现在,对于第一个91错误,我发现当我逐步执行程序时,一切正常。然后,我在经过如此多的循环后添加了延迟。在第一个91错误的位置附近,延迟大约3秒钟。这似乎解决了。
我不太明白,为什么这种延误如此严重?我想消除这种延迟并使程序以最大速度运行。除非由于某些原因而绝对必要。我认为我不需要延迟才能使该功能正常工作。
这是完整的代码;标记发生错误的地方。
Option Explicit
Public baseLink As String
Public baseRow As String
Public basePageNav As String
Public rowNumber As Integer
Public someCounter As Integer
Public masterBrowser As New MSXML2.XMLHTTP60
Sub Initialization()
baseLink = "https://www.fbo.gov/index.php"
baseRow = "row_"
basePageNav = "?s=opportunity&mode=list&tab=list&pageID="
rowNumber = 2
someCounter = 1
End Sub
Sub extractData(URLLink As String)
' Dim httpAddress As New MSXML2.XMLHTTP60
Dim cResponse As String
' Set HTMLdoc = CreateObject("htmlfile")
Dim HTMLdoc As New HTMLDocument
Dim testString As String
Dim closePos As Integer
Dim titleString As String
Dim solicitationNumber As String
Dim agencyName As String
Dim officeName As String
Dim locationName As String
Dim postedDate As String
Dim responseDate As String
Dim noticeString As String
Dim classificationCode As String
Dim NAICScode As String
Dim temp As String
With masterBrowser
.Open "GET", URLLink, False
.send
End With
With masterBrowser
While Not .readyState = 4
Application.Wait Now + TimeValue("0:00:01")
Wend
While Not .Status = 200
Application.Wait Now + TimeValue("0:00:01")
Wend
cResponse = StrConv(.responseBody, vbUnicode)
End With
' For some reason, there is a bug in the library. If the applciation runs
' too fast, then the program will eventually recieve a 91 error.

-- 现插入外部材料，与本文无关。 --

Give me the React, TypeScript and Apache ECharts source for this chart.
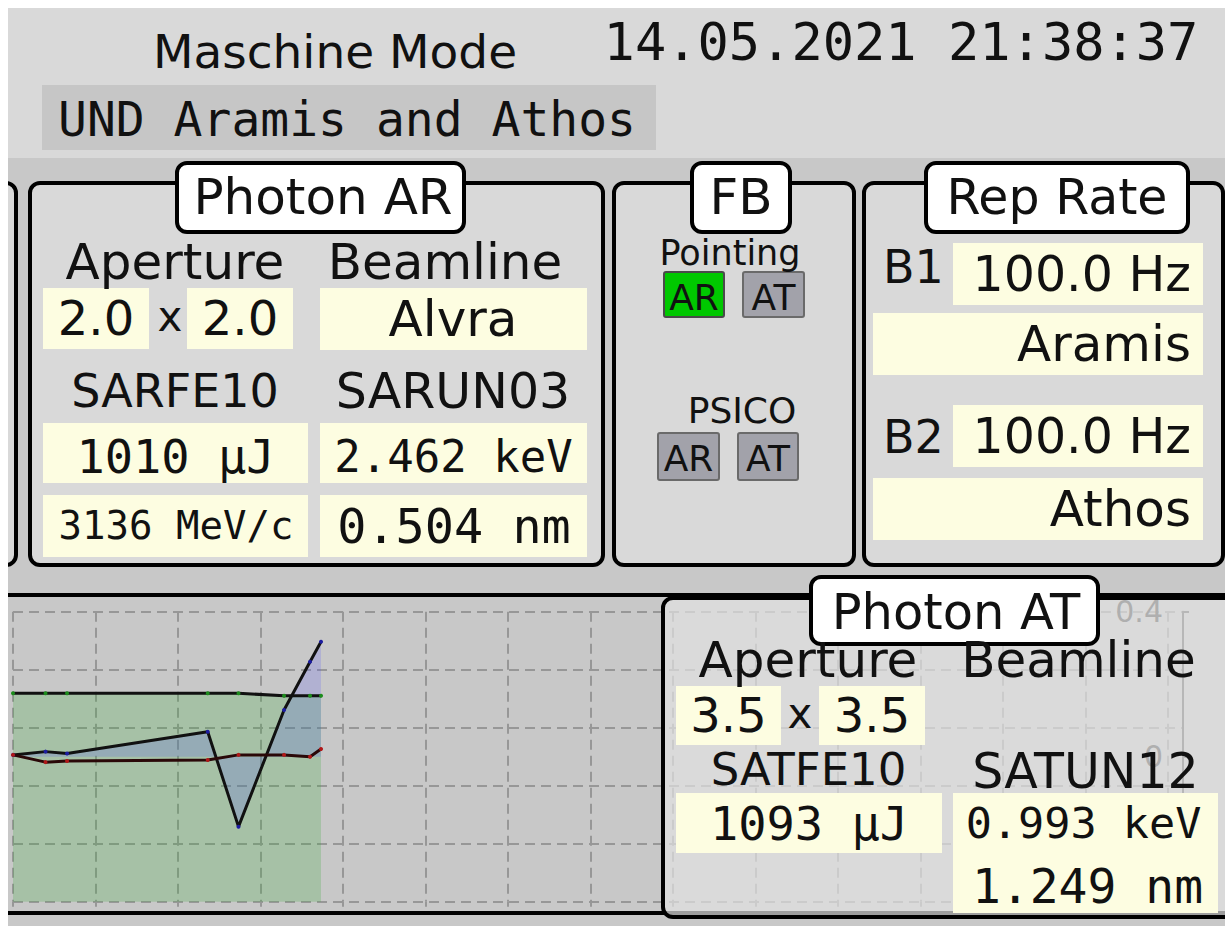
import React, { useEffect, useRef } from 'react';
import * as echarts from 'echarts';

// ---- data ----
const timeSeconds = [0, 3.94, 6.55, 23.6, 27.33, 32.85, 36.0, 37.33];
const greenTrace = [0.175, 0.175, 0.175, 0.175, 0.175, 0.168, 0.168, 0.168];
const blueTrace = [0.005, 0.014, 0.009, 0.069, -0.193, 0.129, 0.262, 0.317];
const redTrace = [0.005, -0.015, -0.012, -0.009, 0.005, 0.005, 0.0, 0.021];

const headerTitle = 'Maschine Mode';
const timestamp = '14.05.2021 21:38:37';
const machineMode = 'UND Aramis and Athos';

const arLabels = ['Aperture', 'Beamline', 'SARFE10', 'SARUN03'];
const arValues = ['2.0', '2.0', 'Alvra', '1010 μJ', '2.462 keV', '3136 MeV/c', '0.504 nm'];
const atLabels = ['Aperture', 'Beamline', 'SATFE10', 'SATUN12'];
const atValues = ['3.5', '3.5', '1093 μJ', '0.993 keV', '1.249 nm'];
const repRates = ['100.0 Hz', '100.0 Hz'];
const repBeamlines = ['Aramis', 'Athos'];

const SANS = '"DejaVu Sans", sans-serif';
const MONO = '"DejaVu Sans Mono", monospace';
const YELLOW = '#fdfde1';

function txt(text: string, x: number, y: number, size: number, opt: any = {}) {
  const align = opt.align || 'center';
  return {
    type: 'text',
    x,
    y,
    z: opt.z ?? 5,
    silent: true,
    style: {
      text,
      fill: opt.color || '#111',
      font: `${size}px ${opt.mono ? MONO : SANS}`,
      align,
      textAlign: align,
      verticalAlign: 'middle',
      textVerticalAlign: 'middle',
    },
  };
}

function box(x: number, y: number, w: number, h: number, fill: string, opt: any = {}) {
  return {
    type: 'rect',
    z: opt.z ?? 3,
    silent: true,
    shape: { x, y, width: w, height: h, r: opt.r ?? 0 },
    style: { fill, stroke: opt.stroke || null, lineWidth: opt.lw ?? 0 },
  };
}

function panel(x: number, y: number, w: number, h: number, fill = '#d9d9d9', z = 1) {
  return box(x, y, w, h, fill, { stroke: '#000', lw: 4, r: 10, z });
}

export default function App() {
  const ref = useRef<HTMLDivElement>(null);
  useEffect(() => {
    const chart = echarts.init(ref.current!, undefined, { renderer: 'svg' });
    const zip = (ys: number[]) => timeSeconds.map((t, i) => [t, ys[i]]);
    const dash = { color: '#979797', type: [10, 6], width: 2 };

    const graphic: any[] = [
      // header
      box(0, 8, 1225, 150, '#d9d9d9', { z: -20 }),
      txt(headerTitle, 335, 51, 47),
      txt(timestamp, 901, 42, 52, { mono: true }),
      box(42, 85, 614, 65, '#c6c6c6', { z: -15 }),
      txt(machineMode, 58, 119, 48, { mono: true, align: 'left' }),

      // left partial panel
      panel(-60, 183, 76, 382),

      // Photon AR
      panel(30, 183, 573, 382),
      box(177, 163, 287, 69, '#fff', { stroke: '#000', lw: 4, r: 10, z: 4 }),
      txt('Photon AR', 323, 197, 50),
      txt(arLabels[0], 175, 262, 50),
      txt(arLabels[1], 445, 262, 50),
      box(43, 288, 106, 61, YELLOW),
      txt(arValues[0], 96, 318, 48),
      txt('x', 170, 316, 42),
      box(187, 288, 106, 61, YELLOW),
      txt(arValues[1], 240, 318, 48),
      box(320, 288, 267, 62, YELLOW),
      txt(arValues[2], 453, 319, 50),
      txt(arLabels[2], 175, 391, 46),
      txt(arLabels[3], 453, 391, 49),
      box(43, 423, 265, 60, YELLOW),
      txt(arValues[3], 175.5, 456, 47, { mono: true }),
      box(320, 423, 267, 60, YELLOW),
      txt(arValues[4], 453.5, 456, 44, { mono: true }),
      box(43, 495, 265, 62, YELLOW),
      txt(arValues[5], 176, 525, 39, { mono: true }),
      box(320, 495, 267, 62, YELLOW),
      txt(arValues[6], 454, 526, 48.5, { mono: true }),

      // FB
      panel(614, 183, 240, 382),
      box(692, 163, 98, 69, '#fff', { stroke: '#000', lw: 4, r: 10, z: 4 }),
      txt('FB', 741, 197, 50),
      txt('Pointing', 730, 253, 35),
      box(664, 272, 60, 45, '#00c800', { stroke: '#4a4a4a', lw: 2, r: 2 }),
      txt('AR', 694, 297, 36),
      box(743, 272, 61, 45, '#a2a2aa', { stroke: '#6a6a6a', lw: 2, r: 2 }),
      txt('AT', 773.5, 297, 36),
      txt('PSICO', 742, 410, 36),
      box(658, 433, 61, 47, '#a2a2aa', { stroke: '#6a6a6a', lw: 2, r: 2 }),
      txt('AR', 688.5, 458, 36),
      box(738, 433, 60, 47, '#a2a2aa', { stroke: '#6a6a6a', lw: 2, r: 2 }),
      txt('AT', 768, 458, 36),

      // Rep Rate
      panel(864, 183, 359, 382),
      box(926, 163, 262, 69, '#fff', { stroke: '#000', lw: 4, r: 10, z: 4 }),
      txt('Rep Rate', 1057, 197, 49),
      txt('B1', 883, 267, 46, { align: 'left' }),
      box(953, 243, 250, 62, YELLOW),
      txt(repRates[0], 1191, 274, 49, { align: 'right' }),
      box(873, 313, 330, 62, YELLOW),
      txt(repBeamlines[0], 1191, 344, 50, { align: 'right' }),
      txt('B2', 883, 436.5, 46, { align: 'left' }),
      box(953, 405, 250, 62, YELLOW),
      txt(repRates[1], 1191, 436.5, 49, { align: 'right' }),
      box(873, 478, 330, 62, YELLOW),
      txt(repBeamlines[1], 1191, 509, 50, { align: 'right' }),

      // chart frame
      box(-20, 595, 1300, 318, '#c8c8c8', { stroke: '#000', lw: 4, z: -10 }),

      // Photon AT (semi transparent over chart)
      panel(663, 598, 700, 319, 'rgba(225,225,225,0.7)', 50),
      box(811, 577, 287, 67, '#fff', { stroke: '#000', lw: 4, r: 10, z: 53 }),
      txt('Photon AT', 956, 612, 49.5, { z: 54 }),
      txt(atLabels[0], 808, 660, 50, { z: 54 }),
      txt(atLabels[1], 1078.5, 660, 50, { z: 54 }),
      box(676, 686, 105, 59, YELLOW, { z: 51 }),
      txt(atValues[0], 728.5, 715, 48, { z: 54 }),
      txt('x', 800, 713, 42, { z: 54 }),
      box(819, 686, 106, 59, YELLOW, { z: 51 }),
      txt(atValues[1], 872, 715, 48, { z: 54 }),
      txt(atLabels[2], 808.5, 769, 45, { z: 54 }),
      txt(atLabels[3], 1085.5, 771, 49, { z: 54 }),
      box(676, 793, 266, 60, YELLOW, { z: 51 }),
      txt(atValues[2], 809, 823.5, 47, { mono: true, z: 54 }),
      box(953, 793, 265, 120, YELLOW, { z: 51 }),
      txt(atValues[3], 1083.5, 822.5, 43.5, { mono: true, z: 54 }),
      txt(atValues[4], 1087.5, 885.5, 48, { mono: true, z: 54 }),

      // page margins
      box(0, 0, 1225, 8, '#fff', { z: 200 }),
      box(0, 0, 8, 926, '#fff', { z: 200 }),
    ];

    chart.setOption({
      animation: false,
      backgroundColor: '#c8c8c8',
      grid: { left: 13, right: 42, top: 611.7, bottom: 24.3, containLabel: false },
      xAxis: {
        type: 'value',
        min: 0,
        max: 141.8,
        interval: 10,
        axisLine: { show: false },
        axisTick: { show: true, length: 5, lineStyle: { color: '#979797', width: 2 } },
        axisLabel: { show: false },
        splitLine: { show: true, lineStyle: dash },
      },
      yAxis: [
        {
          type: 'value',
          position: 'left',
          min: 0,
          max: 5,
          interval: 1,
          axisLine: { show: false },
          axisTick: { show: false },
          axisLabel: { show: false },
          splitLine: { show: true, lineStyle: dash },
        },
        {
          type: 'value',
          position: 'right',
          min: -0.4,
          max: 0.4,
          interval: 0.4,
          axisLine: { show: true, lineStyle: { color: '#555', width: 2 } },
          axisTick: { show: true, length: 6, lineStyle: { color: '#555', width: 2 } },
          axisLabel: {
            inside: true,
            margin: 20,
            color: '#3a3a3a',
            fontSize: 30,
            fontFamily: 'DejaVu Sans',
            formatter: (v: number) => (v < 0 ? '' : String(v)),
          },
          splitLine: { show: false },
        },
      ],
      series: [
        {
          type: 'line',
          yAxisIndex: 1,
          data: zip(greenTrace),
          symbol: 'circle',
          symbolSize: 4,
          itemStyle: { color: '#1c8c1c' },
          lineStyle: { color: '#111', width: 3 },
          areaStyle: { color: 'rgba(50,170,50,0.32)', origin: 'start' },
        },
        {
          type: 'line',
          yAxisIndex: 1,
          data: zip(blueTrace),
          symbol: 'circle',
          symbolSize: 4,
          itemStyle: { color: '#1c1ca0' },
          lineStyle: { color: '#111', width: 3 },
          areaStyle: { color: 'rgba(80,80,255,0.27)', origin: 'auto' },
        },
        {
          type: 'line',
          yAxisIndex: 1,
          data: zip(redTrace),
          symbol: 'circle',
          symbolSize: 4,
          itemStyle: { color: '#b01818' },
          lineStyle: { color: '#2a0808', width: 3 },
        },
      ],
      graphic,
    });
    return () => chart.dispose();
  }, []);
  return (
    <div
      ref={ref}
      style={{ position: 'fixed', left: 0, top: 0, width: 1225, height: 926 }}
    />
  );
}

' This if statement will cause the program to delay by 3 secs every 9th
' entry in order to prevent the 91 error from appearing
' If someCounter = 9 Then
' Application.Wait (Now + TimeValue("0:00:03"))
' someCounter = 1
' Else
' someCounter = someCounter + 1
'End If
' cResponse = StrConv(httpAddress.responseBody, vbUnicode)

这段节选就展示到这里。